# Task
Write out, word for word, every line from the first one through the line that holds "t_sec = np.arange(0, 121)", and nothing else; skip the pictures.

# Data block
= = = = =
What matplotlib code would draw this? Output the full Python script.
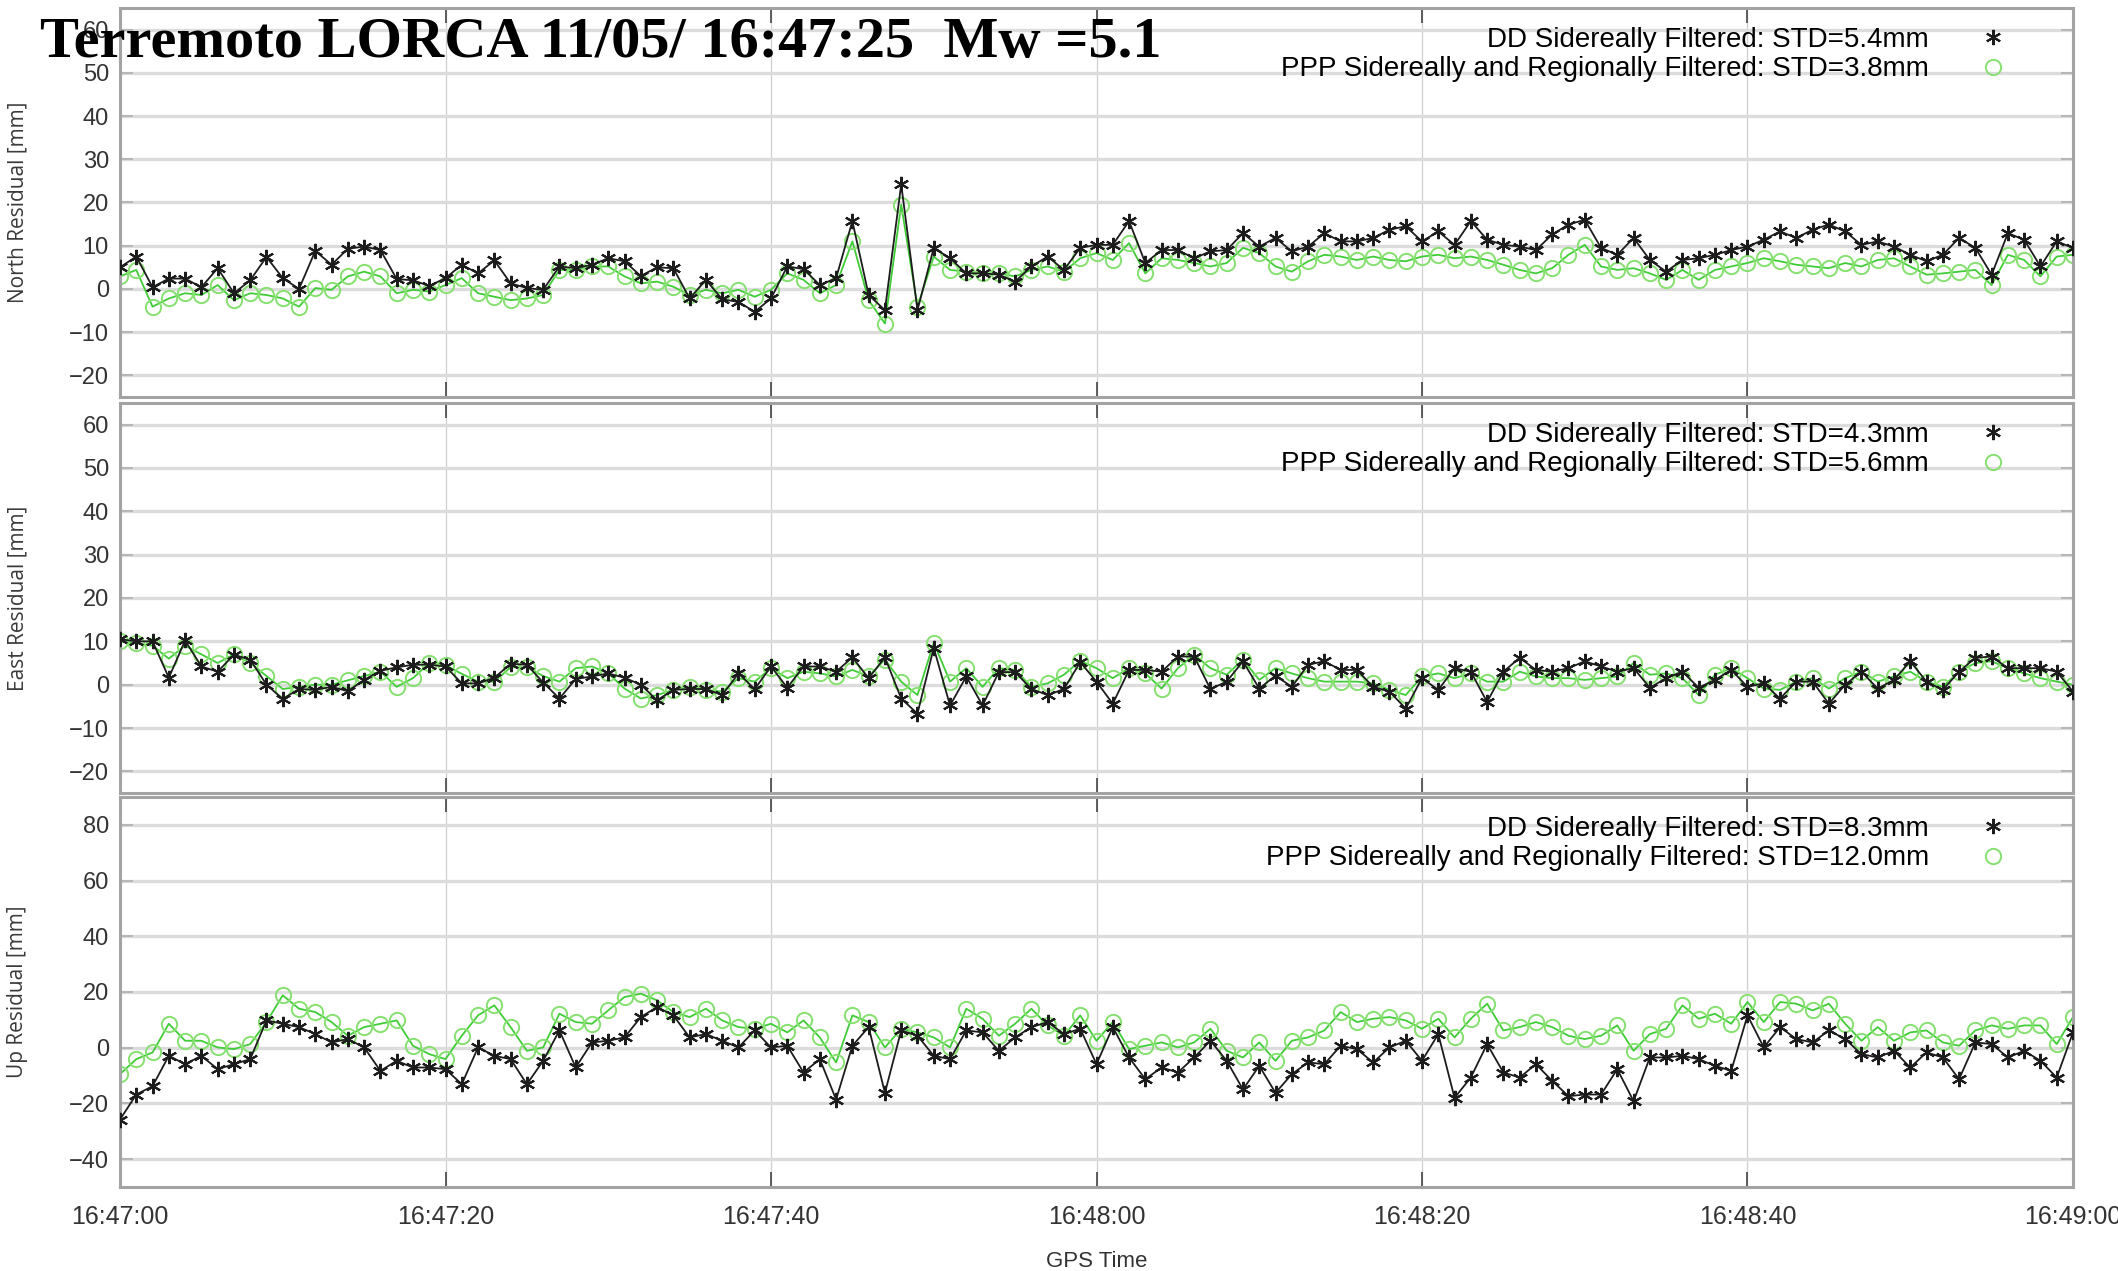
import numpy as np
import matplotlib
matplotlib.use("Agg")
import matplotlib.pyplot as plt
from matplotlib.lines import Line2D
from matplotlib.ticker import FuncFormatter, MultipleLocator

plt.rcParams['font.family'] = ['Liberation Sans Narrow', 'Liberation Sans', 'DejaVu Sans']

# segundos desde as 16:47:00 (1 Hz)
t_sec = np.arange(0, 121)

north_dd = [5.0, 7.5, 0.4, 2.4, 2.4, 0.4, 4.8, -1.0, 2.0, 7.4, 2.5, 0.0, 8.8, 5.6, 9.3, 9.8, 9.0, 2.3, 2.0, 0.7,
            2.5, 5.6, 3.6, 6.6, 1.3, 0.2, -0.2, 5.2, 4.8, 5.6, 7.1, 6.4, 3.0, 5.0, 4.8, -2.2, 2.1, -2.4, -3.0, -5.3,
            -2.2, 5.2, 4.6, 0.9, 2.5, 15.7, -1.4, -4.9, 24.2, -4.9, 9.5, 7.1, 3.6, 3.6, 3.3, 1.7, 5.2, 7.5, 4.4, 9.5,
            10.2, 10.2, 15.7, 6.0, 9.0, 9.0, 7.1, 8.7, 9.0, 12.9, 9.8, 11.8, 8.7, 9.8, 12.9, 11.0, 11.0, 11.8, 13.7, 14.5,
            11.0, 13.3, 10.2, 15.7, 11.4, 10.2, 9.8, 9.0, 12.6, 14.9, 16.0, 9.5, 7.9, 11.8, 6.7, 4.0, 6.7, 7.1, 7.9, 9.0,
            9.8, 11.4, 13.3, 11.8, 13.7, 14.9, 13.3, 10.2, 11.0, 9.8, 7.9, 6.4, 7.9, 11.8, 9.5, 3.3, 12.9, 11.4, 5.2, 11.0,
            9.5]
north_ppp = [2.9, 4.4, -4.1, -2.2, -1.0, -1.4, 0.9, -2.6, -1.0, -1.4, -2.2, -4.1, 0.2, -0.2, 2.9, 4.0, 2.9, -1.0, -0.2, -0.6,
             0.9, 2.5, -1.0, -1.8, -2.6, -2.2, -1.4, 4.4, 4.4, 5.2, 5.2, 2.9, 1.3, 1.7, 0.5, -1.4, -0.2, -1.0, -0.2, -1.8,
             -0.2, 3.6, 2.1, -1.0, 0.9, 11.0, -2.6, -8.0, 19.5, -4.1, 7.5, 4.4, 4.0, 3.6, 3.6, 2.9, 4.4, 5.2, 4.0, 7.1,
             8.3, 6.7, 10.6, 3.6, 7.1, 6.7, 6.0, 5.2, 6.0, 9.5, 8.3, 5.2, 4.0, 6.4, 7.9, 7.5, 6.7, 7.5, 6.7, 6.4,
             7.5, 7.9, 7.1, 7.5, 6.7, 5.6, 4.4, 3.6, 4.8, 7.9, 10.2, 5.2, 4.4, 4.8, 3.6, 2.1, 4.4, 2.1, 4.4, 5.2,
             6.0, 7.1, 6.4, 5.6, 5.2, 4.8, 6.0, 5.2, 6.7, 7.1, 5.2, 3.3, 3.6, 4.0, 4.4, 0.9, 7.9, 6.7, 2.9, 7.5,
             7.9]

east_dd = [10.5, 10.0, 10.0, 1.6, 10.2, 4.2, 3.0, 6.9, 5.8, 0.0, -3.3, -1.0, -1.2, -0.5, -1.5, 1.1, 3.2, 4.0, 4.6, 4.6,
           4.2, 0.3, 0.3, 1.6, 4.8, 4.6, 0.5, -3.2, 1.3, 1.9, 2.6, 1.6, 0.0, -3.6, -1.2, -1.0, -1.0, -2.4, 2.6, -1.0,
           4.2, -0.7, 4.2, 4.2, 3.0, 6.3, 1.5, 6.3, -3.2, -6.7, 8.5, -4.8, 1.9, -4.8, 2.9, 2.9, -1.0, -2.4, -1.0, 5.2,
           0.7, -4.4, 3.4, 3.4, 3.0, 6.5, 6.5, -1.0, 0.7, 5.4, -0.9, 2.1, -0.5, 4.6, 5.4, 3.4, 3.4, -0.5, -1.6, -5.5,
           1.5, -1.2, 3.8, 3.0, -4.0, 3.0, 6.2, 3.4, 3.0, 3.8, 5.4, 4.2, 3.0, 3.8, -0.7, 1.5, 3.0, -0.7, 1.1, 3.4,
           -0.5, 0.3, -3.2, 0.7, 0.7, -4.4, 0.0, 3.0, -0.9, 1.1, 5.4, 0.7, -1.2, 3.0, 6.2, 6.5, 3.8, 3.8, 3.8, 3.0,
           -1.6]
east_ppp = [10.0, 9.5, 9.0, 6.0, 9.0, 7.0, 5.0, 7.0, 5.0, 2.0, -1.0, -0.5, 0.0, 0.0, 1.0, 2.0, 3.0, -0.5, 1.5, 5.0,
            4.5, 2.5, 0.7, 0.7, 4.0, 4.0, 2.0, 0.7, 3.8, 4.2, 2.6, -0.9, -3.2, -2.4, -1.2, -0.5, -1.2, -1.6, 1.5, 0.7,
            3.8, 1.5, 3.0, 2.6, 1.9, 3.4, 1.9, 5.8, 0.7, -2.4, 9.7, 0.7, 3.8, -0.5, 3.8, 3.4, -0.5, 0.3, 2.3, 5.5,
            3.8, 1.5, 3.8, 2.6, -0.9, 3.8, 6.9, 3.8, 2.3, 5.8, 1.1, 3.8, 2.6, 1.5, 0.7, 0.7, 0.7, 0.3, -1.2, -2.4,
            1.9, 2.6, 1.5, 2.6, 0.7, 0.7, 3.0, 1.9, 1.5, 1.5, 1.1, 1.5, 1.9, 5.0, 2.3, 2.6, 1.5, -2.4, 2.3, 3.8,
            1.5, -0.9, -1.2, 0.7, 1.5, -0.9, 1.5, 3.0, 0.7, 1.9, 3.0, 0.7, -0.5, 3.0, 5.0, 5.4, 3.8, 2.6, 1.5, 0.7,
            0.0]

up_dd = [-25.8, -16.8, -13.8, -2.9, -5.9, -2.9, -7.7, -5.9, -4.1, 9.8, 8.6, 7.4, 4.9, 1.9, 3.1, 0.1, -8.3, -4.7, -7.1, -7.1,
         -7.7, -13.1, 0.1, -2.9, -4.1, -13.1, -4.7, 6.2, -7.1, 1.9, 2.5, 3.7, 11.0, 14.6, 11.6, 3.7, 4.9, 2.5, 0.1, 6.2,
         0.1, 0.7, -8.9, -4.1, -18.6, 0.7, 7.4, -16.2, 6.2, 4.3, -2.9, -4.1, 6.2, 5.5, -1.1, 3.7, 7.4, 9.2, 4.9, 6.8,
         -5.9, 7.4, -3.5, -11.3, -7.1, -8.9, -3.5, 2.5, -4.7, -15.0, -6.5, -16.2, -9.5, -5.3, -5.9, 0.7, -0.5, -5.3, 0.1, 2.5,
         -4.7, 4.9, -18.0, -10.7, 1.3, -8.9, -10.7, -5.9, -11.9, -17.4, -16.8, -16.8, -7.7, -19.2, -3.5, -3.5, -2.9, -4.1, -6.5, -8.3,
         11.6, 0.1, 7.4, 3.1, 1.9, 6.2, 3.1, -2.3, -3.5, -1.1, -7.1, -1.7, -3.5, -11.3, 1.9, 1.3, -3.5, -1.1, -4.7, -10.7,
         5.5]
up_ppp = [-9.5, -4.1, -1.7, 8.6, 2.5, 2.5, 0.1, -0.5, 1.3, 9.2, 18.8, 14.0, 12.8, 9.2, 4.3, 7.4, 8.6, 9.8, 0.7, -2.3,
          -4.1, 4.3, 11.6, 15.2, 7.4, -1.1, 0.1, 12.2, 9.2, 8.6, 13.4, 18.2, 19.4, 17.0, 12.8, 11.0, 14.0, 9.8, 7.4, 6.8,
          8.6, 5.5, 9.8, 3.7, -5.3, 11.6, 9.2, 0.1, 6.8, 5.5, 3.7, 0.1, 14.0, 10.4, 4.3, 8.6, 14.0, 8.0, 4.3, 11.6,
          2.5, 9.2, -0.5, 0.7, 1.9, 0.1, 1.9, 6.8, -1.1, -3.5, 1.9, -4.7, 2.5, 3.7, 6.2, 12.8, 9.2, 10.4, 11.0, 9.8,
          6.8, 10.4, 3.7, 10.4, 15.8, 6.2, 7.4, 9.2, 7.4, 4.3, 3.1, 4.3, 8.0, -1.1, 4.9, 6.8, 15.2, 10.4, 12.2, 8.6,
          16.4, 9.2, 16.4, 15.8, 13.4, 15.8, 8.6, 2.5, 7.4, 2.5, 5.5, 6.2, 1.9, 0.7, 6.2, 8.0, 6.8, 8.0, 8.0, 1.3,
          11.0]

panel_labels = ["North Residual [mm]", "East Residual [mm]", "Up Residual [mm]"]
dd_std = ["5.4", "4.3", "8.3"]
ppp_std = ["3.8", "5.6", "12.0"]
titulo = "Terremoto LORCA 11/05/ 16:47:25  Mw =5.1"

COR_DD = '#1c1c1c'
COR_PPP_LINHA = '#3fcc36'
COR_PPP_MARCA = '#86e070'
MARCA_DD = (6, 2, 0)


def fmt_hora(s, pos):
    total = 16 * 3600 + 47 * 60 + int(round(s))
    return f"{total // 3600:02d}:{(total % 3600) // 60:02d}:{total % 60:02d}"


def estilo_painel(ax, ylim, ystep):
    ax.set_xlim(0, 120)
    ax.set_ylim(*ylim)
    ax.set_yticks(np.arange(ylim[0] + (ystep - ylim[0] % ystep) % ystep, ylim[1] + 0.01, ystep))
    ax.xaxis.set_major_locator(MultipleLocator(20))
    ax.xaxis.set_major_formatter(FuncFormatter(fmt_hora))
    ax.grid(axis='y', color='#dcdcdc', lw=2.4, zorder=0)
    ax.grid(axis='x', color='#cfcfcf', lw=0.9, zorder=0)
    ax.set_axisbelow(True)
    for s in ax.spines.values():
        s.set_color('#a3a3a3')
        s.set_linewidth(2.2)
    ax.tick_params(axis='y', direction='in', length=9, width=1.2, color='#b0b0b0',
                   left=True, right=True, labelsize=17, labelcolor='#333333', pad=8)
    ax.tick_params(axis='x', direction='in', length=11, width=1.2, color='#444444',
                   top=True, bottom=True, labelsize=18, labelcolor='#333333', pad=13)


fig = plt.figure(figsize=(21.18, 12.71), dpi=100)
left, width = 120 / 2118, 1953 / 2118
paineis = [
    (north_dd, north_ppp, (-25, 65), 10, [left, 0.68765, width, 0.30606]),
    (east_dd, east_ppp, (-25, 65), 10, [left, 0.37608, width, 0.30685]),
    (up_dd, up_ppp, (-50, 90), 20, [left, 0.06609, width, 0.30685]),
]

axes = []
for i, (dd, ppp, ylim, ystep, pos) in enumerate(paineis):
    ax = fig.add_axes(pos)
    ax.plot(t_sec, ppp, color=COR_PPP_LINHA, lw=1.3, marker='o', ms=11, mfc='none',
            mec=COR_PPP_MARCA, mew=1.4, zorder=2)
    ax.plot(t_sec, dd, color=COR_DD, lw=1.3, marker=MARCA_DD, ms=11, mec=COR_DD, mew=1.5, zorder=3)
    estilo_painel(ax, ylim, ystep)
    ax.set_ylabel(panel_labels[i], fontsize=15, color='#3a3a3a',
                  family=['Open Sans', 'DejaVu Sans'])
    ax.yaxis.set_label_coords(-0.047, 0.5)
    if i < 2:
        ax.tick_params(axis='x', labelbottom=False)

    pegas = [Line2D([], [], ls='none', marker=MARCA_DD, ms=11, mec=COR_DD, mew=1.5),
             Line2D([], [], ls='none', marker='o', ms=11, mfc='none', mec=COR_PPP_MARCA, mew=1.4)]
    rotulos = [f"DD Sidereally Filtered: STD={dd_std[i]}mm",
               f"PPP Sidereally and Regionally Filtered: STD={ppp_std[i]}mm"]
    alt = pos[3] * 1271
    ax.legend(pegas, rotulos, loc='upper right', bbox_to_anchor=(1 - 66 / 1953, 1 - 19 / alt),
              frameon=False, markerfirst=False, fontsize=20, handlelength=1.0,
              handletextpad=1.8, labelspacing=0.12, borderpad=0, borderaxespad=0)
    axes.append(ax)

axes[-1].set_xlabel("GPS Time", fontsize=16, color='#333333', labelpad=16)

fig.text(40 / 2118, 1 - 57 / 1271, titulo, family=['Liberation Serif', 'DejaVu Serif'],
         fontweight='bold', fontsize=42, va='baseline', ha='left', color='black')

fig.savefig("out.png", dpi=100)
= = = = =
# Exercise response
What matplotlib code would draw this? Output the full Python script.
import numpy as np
import matplotlib
matplotlib.use("Agg")
import matplotlib.pyplot as plt
from matplotlib.lines import Line2D
from matplotlib.ticker import FuncFormatter, MultipleLocator

plt.rcParams['font.family'] = ['Liberation Sans Narrow', 'Liberation Sans', 'DejaVu Sans']

# segundos desde as 16:47:00 (1 Hz)
t_sec = np.arange(0, 121)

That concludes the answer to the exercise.